Jesús Malo (1970) received the M.Sc. degree in Physics in 1995 and the Ph.D. degree in Physics in 1999 both from the Universitat de València. He was the recipient of the Vistakon European Research Award in 1994 for his work in Physiological Optics. In 2000 and 2001 he worked as Fulbright Postdoc at the Vision Group of the NASA Ames Research Center (with A.B. Watson), and at the Lab of Computational Vision of the Center for Neural Science, New York University (with E.P. Simoncelli). He came back to the NYU in 2013 for a semester. He served as Associate Editor of IEEE Trans. Im. Proc in the 2009 - 2014 period and now he is Academic Editor of PLoS ONE until 2017. He is with the Image and Signal Processing Group at the Universitat de València. He is member of the Asociación de Mujeres Investigadoras y Tecnólogas (AMIT). He is interested in models of low-level human vision, their relations with information theory and machine learning, and their applications to image processing and vision science experimentation.

Abstract

People are used to believe that the world is as we see it. In other words, we feel that what we see is true: seeing is believing, they say. However, visual illusions proof that *sometimes* we cannot trust our eyes. Low-level examples include motion, texture and color aftereffects. A naive/superficial interpretation of visual illusions would see these phenomena as failures of our information processing system. In this talk I argue that this is not the case. A careful analysis of the statistics of texture, motion and color signals using recently proposed techniques, shows that if one applies information-maximization or error-minimization strategies to design sensors for optimal information processing, one ends up with systems that display the same sort of perceptual illusions as we do. Particularly under changes in the statistics of the environment. Therefore, optimally designed systems subject to physical constraints sometimes induce wrong interpretations of the world. But that is not a failure, it is just a by product of trying to keep an optimal performance in a changing environment. Visual illusions do not mean that your brain is cheating you, it is only trying to do its best. (To be optimal) sometimes it is better not to see the truth!

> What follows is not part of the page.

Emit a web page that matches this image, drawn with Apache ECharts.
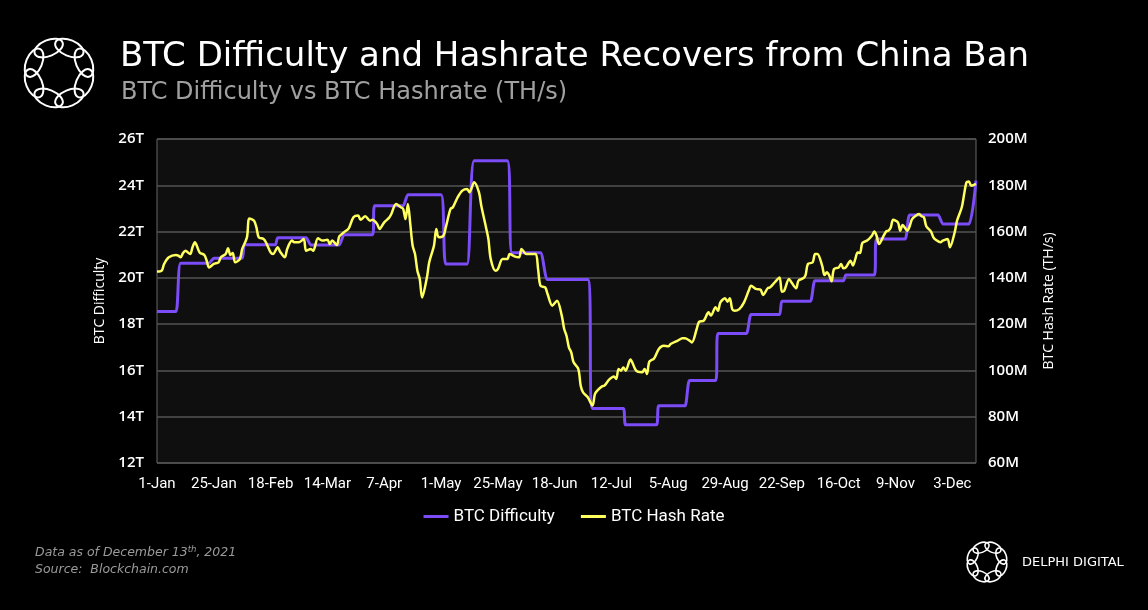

Direct and Dense 3D Reconstruction from Autonomous Quadrotors

Daniel Cremers

Daniel Cremers is a professor for Computer Science and Mathematics at the Technical University of Munich. He received Bachelor degrees in Mathematics (1994) and Physics (1994), and a Master's degree in Theoretical Physics (1997) from the University of Heidelberg. In 2002 he obtained a PhD in Computer Science from the University of Mannheim, Germany. Subsequently he spent two years as a postdoc at the University of California at Los Angeles and one year as a permanent researcher at Siemens Corporate Research (Princeton). From 2005 until 2009 he was associate professor at the University of Bonn, Germany. Since 2009 he holds the chair for Computer Vision and Pattern Recognition at the Technical University of Munich. Daniel is interested in computer vision and optimization with a particular focus on image-based 3D reconstruction, 3D shape analysis and convex variational methods. His publications received several awards, including the Best Paper of the Year 2003 by the Int. Pattern Recognition Society, the Olympus Award 2004 by the German Pattern Recognition Society and the 2005 UCLA Chancellor's Award for Postdoctoral Research. He is recipient of an ERC Starting Grant (2009) and an ERC Proof of Concept Grant (2014). In December 2010 the magazine Capital listed Prof. Cremers among "Germany's Top 40 Researchers Below 40".

Abstract

The reconstruction of the 3D world from images is among the central challenges in computer vision. Starting in the 2000s, researchers have pioneered algorithms which can reconstruct camera motion and sparse feature-points in real-time. In my talk, I will show that one can autonomously fly quadrotors and reconstruct their environment using onboard color or RGB-D cameras. In particular, I will introduce spatially dense methods for camera tracking and reconstruction which do not require feature point estimation, which exploit all available input data and which recover dense geometry rather than sparse point clouds. This is joint work with Jakob Engel, Jan Stuehmer, Martin R. Oswald, Frank Steinbruecker, Christian Kerl, Erik Bylow and Juergen Sturm.